Women who do scale the corporate heights queue up to tell you they didn’t want special treatment; they wouldn’t want anyone to think they got there on anything but merit.

It’s a usefully facile argument deployed over the years to ensure that the House of Commons can expect parity of numbers by the year 2150 or so. Possibly. For a while we got that a bit more right in Scotland when Holyrood tiptoed towards equality of opportunity, and the first post-devolution Cabinet had a healthy raft of female ministers.

But barely a third of the candidates who stood in the last election was female, and that’s reflected in the make-up of the current chamber.

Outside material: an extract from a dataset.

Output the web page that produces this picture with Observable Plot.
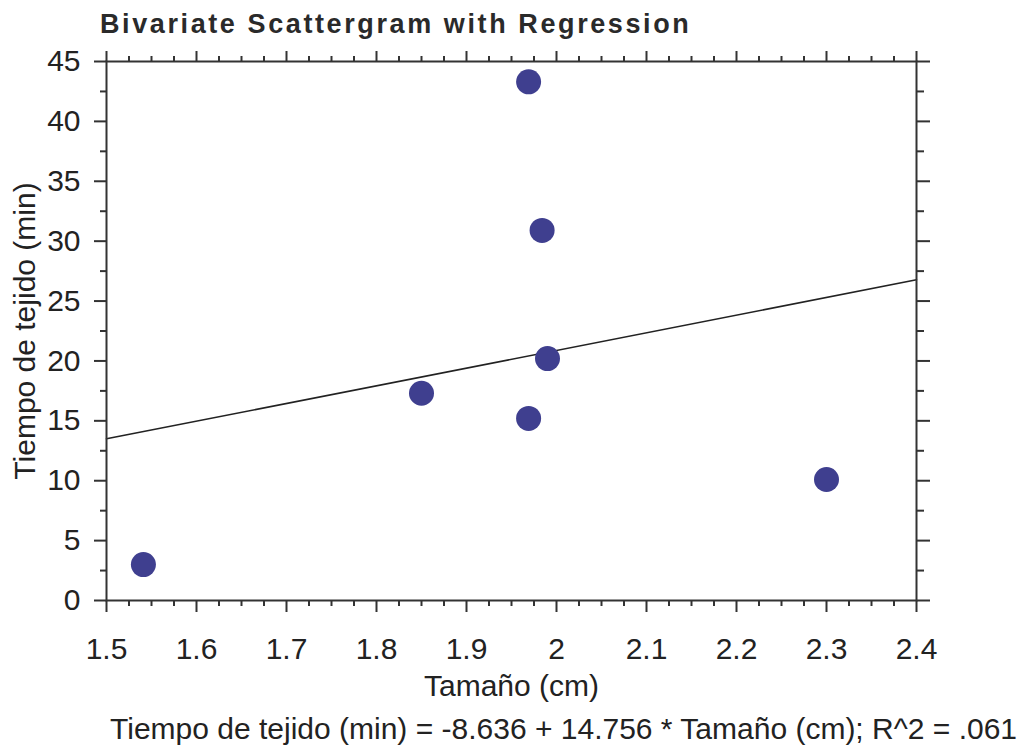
<!DOCTYPE html>
<html>
<head>
<meta charset="utf-8">
<script src="https://cdn.jsdelivr.net/npm/d3@7"></script>
<script src="https://cdn.jsdelivr.net/npm/@observablehq/plot@0.6"></script>
<style>
  html, body { margin: 0; padding: 0; background: #fff; }
  body { position: relative; width: 1020px; height: 747px; overflow: hidden; font-family: "Liberation Sans", Arial, sans-serif; color: #222; }
  #title { position: absolute; left: 100px; top: 9px; font-size: 27px; line-height: 30px; font-weight: bold; letter-spacing: 2.6px; white-space: nowrap; color: #2a2a2a; }
  #chart { position: absolute; left: 0; top: 45px; }
  #caption { position: absolute; left: 110px; top: 711px; font-size: 30px; line-height: 36px; white-space: nowrap; }
</style>
</head>
<body>
<div id="title">Bivariate Scattergram with Regression</div>
<div id="chart"></div>
<div id="caption"></div>
<script>
// Data
const tamano = [1.541, 1.85, 1.969, 1.984, 1.99, 1.969, 2.3];
const tiempo = [3.0, 17.3, 43.3, 30.9, 20.2, 15.2, 10.1];

// Regression reported in the caption
const intercept = -8.636;
const slope = 14.756;
const r2 = ".061";

// Axis ticks
const xTicks = [1.5, 1.6, 1.7, 1.8, 1.9, 2.0, 2.1, 2.2, 2.3, 2.4];
const xTickLabels = ["1.5", "1.6", "1.7", "1.8", "1.9", "2", "2.1", "2.2", "2.3", "2.4"];
const xMinor = [1.525, 1.55, 1.575, 1.625, 1.65, 1.675, 1.725, 1.75, 1.775, 1.825, 1.85, 1.875,
  1.925, 1.95, 1.975, 2.025, 2.05, 2.075, 2.125, 2.15, 2.175, 2.225, 2.25, 2.275, 2.325, 2.35, 2.375];
const yTicks = [0, 5, 10, 15, 20, 25, 30, 35, 40, 45];
const yMinor = [2.5, 7.5, 12.5, 17.5, 22.5, 27.5, 32.5, 37.5, 42.5];
const xDomain = [1.5, 2.4];
const yDomain = [0, 45];

const points = tamano.map((x, i) => ({x, y: tiempo[i]}));
const fitLine = xDomain.map(x => ({x, y: intercept + slope * x}));

const xLabel = (d) => xTickLabels[xTicks.findIndex(t => Math.abs(t - d) < 1e-9)];
const blank = () => "";
const axisColor = "#333";

const chart = Plot.plot({
  width: 1020,
  height: 665,
  marginLeft: 106,
  marginRight: 104,
  marginTop: 16,
  marginBottom: 110,
  style: {fontFamily: '"Liberation Sans", Arial, sans-serif', color: "#222", background: "#fff"},
  x: {domain: xDomain, nice: false},
  y: {domain: yDomain, nice: false},
  marks: [
    Plot.line(fitLine, {x: "x", y: "y", stroke: "#222", strokeWidth: 1.6}),
    Plot.dot(points, {x: "x", y: "y", r: 12.5, fill: "#3f3f8f", stroke: "none"}),
    Plot.frame({stroke: axisColor, strokeWidth: 2}),
    // bottom axis
    Plot.axisX({anchor: "bottom", ticks: xMinor, tickSize: 6, tickFormat: blank, label: null, stroke: axisColor, strokeWidth: 2}),
    Plot.axisX({anchor: "bottom", ticks: xTicks, tickSize: 12, tickPadding: 25, tickFormat: xLabel, fontSize: 30,
      label: "Tamaño (cm)", labelAnchor: "center", labelArrow: "none", labelOffset: 95, stroke: axisColor, strokeWidth: 2}),
    // top axis (ticks only)
    Plot.axisX({anchor: "top", ticks: xMinor, tickSize: 6, tickFormat: blank, label: null, stroke: axisColor, strokeWidth: 2}),
    Plot.axisX({anchor: "top", ticks: xTicks, tickSize: 11, tickFormat: blank, label: null, stroke: axisColor, strokeWidth: 2}),
    // left axis
    Plot.axisY({anchor: "left", ticks: yMinor, tickSize: 6, tickFormat: blank, label: null, stroke: axisColor, strokeWidth: 2}),
    Plot.axisY({anchor: "left", ticks: yTicks, tickSize: 12, tickPadding: 14, fontSize: 30,
      label: "Tiempo de tejido (min)", labelAnchor: "center", labelArrow: "none", labelOffset: 93, stroke: axisColor, strokeWidth: 2}),
    // right axis (ticks only)
    Plot.axisY({anchor: "right", ticks: yMinor, tickSize: 7, tickFormat: blank, label: null, stroke: axisColor, strokeWidth: 2}),
    Plot.axisY({anchor: "right", ticks: yTicks, tickSize: 13, tickFormat: blank, label: null, stroke: axisColor, strokeWidth: 2})
  ]
});
document.getElementById("chart").appendChild(chart);
document.getElementById("caption").textContent =
  `Tiempo de tejido (min) = ${intercept} + ${slope} * Tamaño (cm); R^2 = ${r2}`;
</script>
</body>
</html>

The sexual revolution hasn’t done quite what it said on the tin either. Having control over their own fertility allowed women to have sex for the fun of it, which has somehow morphed in some quarters into a ladette culture of raunchy promiscuity. Texting sexually explicit snaps of your boobs and bits to someone you fancy doesn’t strike me as the perfumed path to perfect intimacy.

But perhaps the saddest aspect of this year’s Women’s Day is the raft of statistics which tell us that the unkindest welfare cuts of all will fall on women … women as carers, women as recipients of essential services and benefits. Men will suffer too, but Planet Austerity is disproportionately peopled by women.

Reasons to be cheerful? Well, we don’t live in a war zone with casual rape as a daily feature. We don’t live in a world where religious zealots remove basic rights from women.

So I’ll still raise a glass tonight. But then, not much change there either!